Ibrahim Sorie Kabba has sent out numerous job applications since he received his new work permit last month. Fluent in English and French, he is hoping to find a job in customer service.
However, he has already encountered a number of barriers which have made it difficult for him to enter the Irish labour market. Shortly after the new job scheme was introduced Kabba gathered together his documentation and went into Limerick city to open a bank account.
“When you open a bank account they need a driving licence or a passport. Asylum seekers are not allowed to drive here and the Department of Justice took my passport from me when I arrived. They gave me a photocopy but left me with no identity. All the banks on Limerick’s main street declined me. Even when my work permit arrived they continued to say no. It took me a month to find a bank where I could open an account.”
Kabba has also found that many employers doubt the authenticity of the work permits which are printed on a sheet of paper with a watermark. “Employers are asking what kind of stamp it is, they don’t understand. People are surprised when they see it and say ‘we’ll get back to you’. One employer was examining my photo on the paper to see if it was superimposed.”

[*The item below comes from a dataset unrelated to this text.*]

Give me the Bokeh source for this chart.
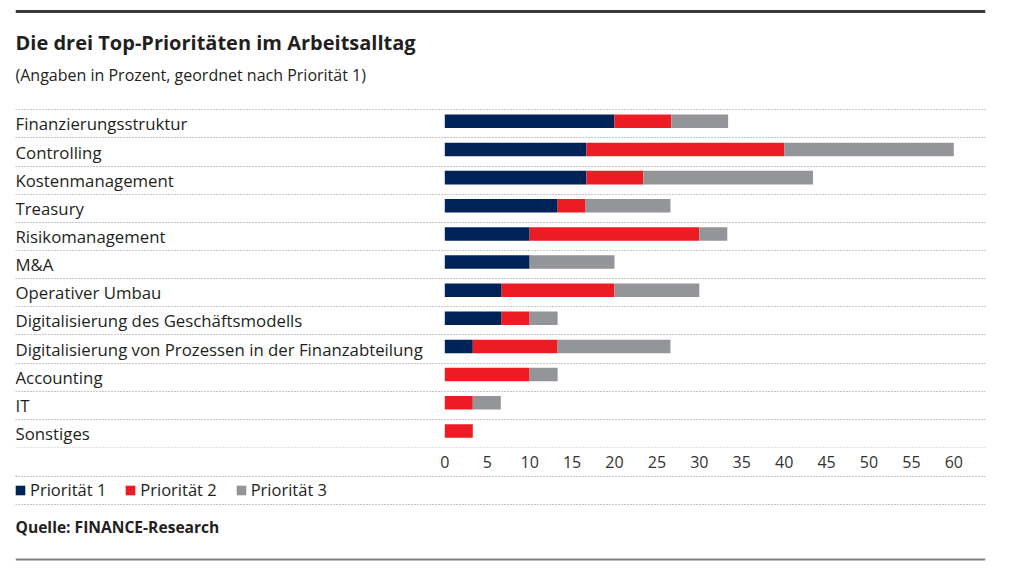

“Technically most organisations do not recognise my qualifications from home but given that I can speak two languages and I like to interact with people I thought I would be comfortable in customer service.”

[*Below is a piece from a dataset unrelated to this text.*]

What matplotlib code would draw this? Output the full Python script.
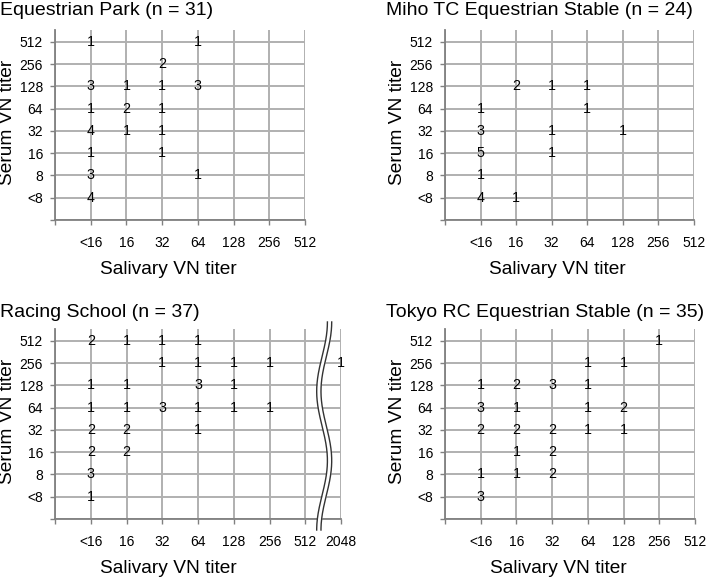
import numpy as np
import matplotlib
matplotlib.use('Agg')
import matplotlib.pyplot as plt
from matplotlib.transforms import blended_transform_factory

plt.rcParams['font.family'] = ['Liberation Sans', 'DejaVu Sans']

# Категории осей
serum_labels = ['<8', '8', '16', '32', '64', '128', '256', '512']
saliva_labels = ['<16', '16', '32', '64', '128', '256', '512']
saliva_labels_rs = ['<16', '16', '32', '64', '128', '256', '512', '2048']

# Данные: (слюна, сыворотка, количество)
park_title = 'Equestrian Park (n = 31)'
park_x = ['<16', '64', '32', '<16', '16', '32', '64', '<16', '16', '32',
          '<16', '16', '32', '<16', '32', '<16', '64', '<16']
park_y = ['512', '512', '256', '128', '128', '128', '128', '64', '64', '64',
          '32', '32', '32', '16', '16', '8', '8', '<8']
park_n = [1, 1, 2, 3, 1, 1, 3, 1, 2, 1, 4, 1, 1, 1, 1, 3, 1, 4]

miho_title = 'Miho TC Equestrian Stable (n = 24)'
miho_x = ['16', '32', '64', '<16', '64', '<16', '32', '128', '<16', '32', '<16', '<16', '16']
miho_y = ['128', '128', '128', '64', '64', '32', '32', '32', '16', '16', '8', '<8', '<8']
miho_n = [2, 1, 1, 1, 1, 3, 1, 1, 5, 1, 1, 4, 1]

school_title = 'Racing School (n = 37)'
school_x = ['<16', '16', '32', '64',
            '32', '64', '128', '256', '2048',
            '<16', '16', '64', '128',
            '<16', '16', '32', '64', '128', '256',
            '<16', '16', '64',
            '<16', '16', '<16', '<16']
school_y = ['512', '512', '512', '512',
            '256', '256', '256', '256', '256',
            '128', '128', '128', '128',
            '64', '64', '64', '64', '64', '64',
            '32', '32', '32',
            '16', '16', '8', '<8']
school_n = [2, 1, 1, 1,
            1, 1, 1, 1, 1,
            1, 1, 3, 1,
            1, 1, 3, 1, 1, 1,
            2, 2, 1,
            2, 2, 3, 1]

tokyo_title = 'Tokyo RC Equestrian Stable (n = 35)'
tokyo_x = ['256', '64', '128',
           '<16', '16', '32', '64',
           '<16', '16', '64', '128',
           '<16', '16', '32', '64', '128',
           '16', '32', '<16', '16', '32', '<16']
tokyo_y = ['512', '256', '256',
           '128', '128', '128', '128',
           '64', '64', '64', '64',
           '32', '32', '32', '32', '32',
           '16', '16', '8', '8', '8', '<8']
tokyo_n = [1, 1, 1,
           1, 2, 3, 1,
           3, 1, 1, 2,
           2, 2, 2, 1, 1,
           1, 2, 1, 1, 2, 3]

W, H = 708, 583
fig = plt.figure(figsize=(W / 100, H / 100), dpi=100)

grid_c = '#b0b0b0'
spine_c = '#808080'


def px_axes(left, top, right, bottom):
    return fig.add_axes([left / W, (H - bottom) / H, (right - left) / W, (bottom - top) / H])


def draw_panel(ax, xcats, xs, ys, ns):
    nx = len(xcats)
    ax.set_xlim(0, nx)
    ax.set_ylim(0, 8.53)
    ax.set_xticks(range(nx + 1))
    ax.set_xticklabels([''] + xcats)
    ax.set_yticks(range(9))
    ax.set_yticklabels([''] + serum_labels)
    ax.tick_params(axis='both', length=3.6, width=1, color=spine_c, labelsize=10)
    ax.tick_params(axis='x', pad=8)
    ax.tick_params(axis='y', pad=5)
    ax.grid(True, color=grid_c, linewidth=1.4)
    ax.set_axisbelow(True)
    for s in ['top', 'right']:
        ax.spines[s].set_visible(False)
    for s in ['left', 'bottom']:
        ax.spines[s].set_color(spine_c)
        ax.spines[s].set_linewidth(1.3)
    for x, y, n in zip(xs, ys, ns):
        ax.text(xcats.index(x) + 1, serum_labels.index(y) + 1, str(n),
                ha='center', va='center', fontsize=10.3, zorder=5, clip_on=False)
    tr = blended_transform_factory(ax.transData, ax.transAxes)
    ax.text(3.17, -0.258, 'Salivary VN titer', transform=tr,
            ha='center', va='center', fontsize=13.8)


panels = [
    (55, 30, 305, 220, saliva_labels, park_x, park_y, park_n, park_title, 0, 15, 8),
    (445, 30, 694, 220, saliva_labels, miho_x, miho_y, miho_n, miho_title, 386, 15, 397),
    (55, 329, 341, 519, saliva_labels_rs, school_x, school_y, school_n, school_title, 0, 317, 8),
    (445, 329, 695, 519, saliva_labels, tokyo_x, tokyo_y, tokyo_n, tokyo_title, 386, 317, 397),
]

axes = []
for (l, t, r, b, cats, xs, ys, ns, title, tx, ty, ylx) in panels:
    ax = px_axes(l, t, r, b)
    draw_panel(ax, cats, xs, ys, ns)
    fig.text(tx / W, (H - ty) / H, title, ha='left', va='baseline', fontsize=14)
    fig.text(ylx / W, (H - (t + b) / 2 + 3) / H, 'Serum VN titer', rotation=90,
             ha='center', va='center', fontsize=13.8)
    axes.append(ax)

# Разрыв оси на панели Racing School
ax = axes[2]
t = np.linspace(0, 1, 200)
yy = 1.037 - t * (1.037 + 0.058)
xc = 7.53 + 0.15 * np.cos(3 * np.pi * t)
tr = blended_transform_factory(ax.transData, ax.transAxes)
ax.fill_betweenx(yy, xc - 0.06, xc + 0.06, color='white', transform=tr,
                 zorder=4, clip_on=False, linewidth=0)
for off in (-0.06, 0.06):
    ax.plot(xc + off, yy, color='#333333', linewidth=1.0, transform=tr,
            zorder=4.5, clip_on=False)

fig.savefig('out.png', dpi=100)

Kabba says the Government needs to distribute work permit cards rather than pieces of paper to ensure employers recognise the document.
Before leaving his home in Sierra Leone Kabba ran an organisation which offered training and skills to members of the country’s marginalised LGBT community. He hopes to work in a similar area in the future but for now just wants to find a job so he can get out of the Knockalisheen Accommodation Centre where he lives during the day.

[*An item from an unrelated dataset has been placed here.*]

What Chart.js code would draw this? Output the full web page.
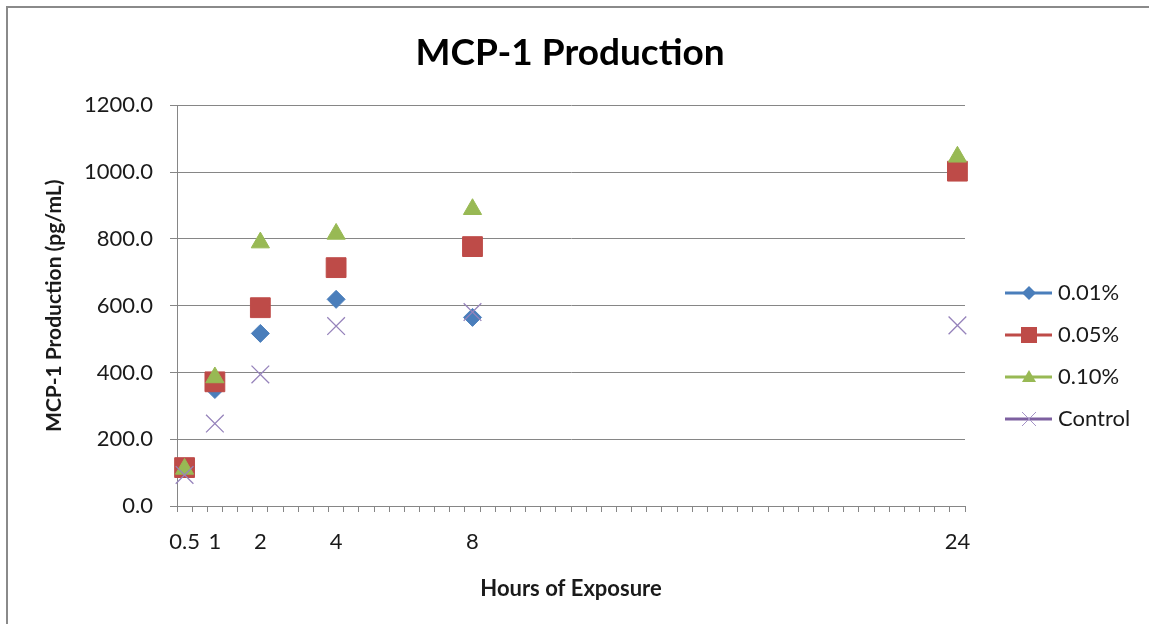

Kabba says that once he finds a job he can begin rebuilding his life. “Now I can be the person I want to be. I can get some of my confidence back. It’s a relief that we can finally do something. I came from a place where I was used to being busy and helping people and then I came here as an asylum seeker and I was left helpless. Now that I have the right to work I can find something to keep my mind busy and work within this society.”
Rosemary* from Zimbabwe is also looking forward to securing a job with her new permit. Like Kabba, she has sent out numerous applications but has yet to receive a response. She says most employers request that applicants have experience working in Ireland.
“That’s a big challenge for us because we haven’t worked in Ireland before,” says Rosemary, who hopes her recent voluntary work will help her find employment. She is applying for jobs in housekeeping or in a factory but says she doesn’t mind where she works. “I just want to have a job so I have something to do with my time. Most people in here spend the whole day sitting and doing nothing and become depressed.”
Rosemary hopes to one day qualify as a social worker. “I’d like to help people in the situation I’m in. I’d really like to work with young asylum seekers because I know what it’s like, I’ve been through it.”
She is applying for work in Dublin and Portlaoise, the two hubs she can access using public transport. Asked if she feels disheartened by the lack of responses to her applications, Rosemary says she’ll keep on trying. “I just need to keep on believing something will come up.”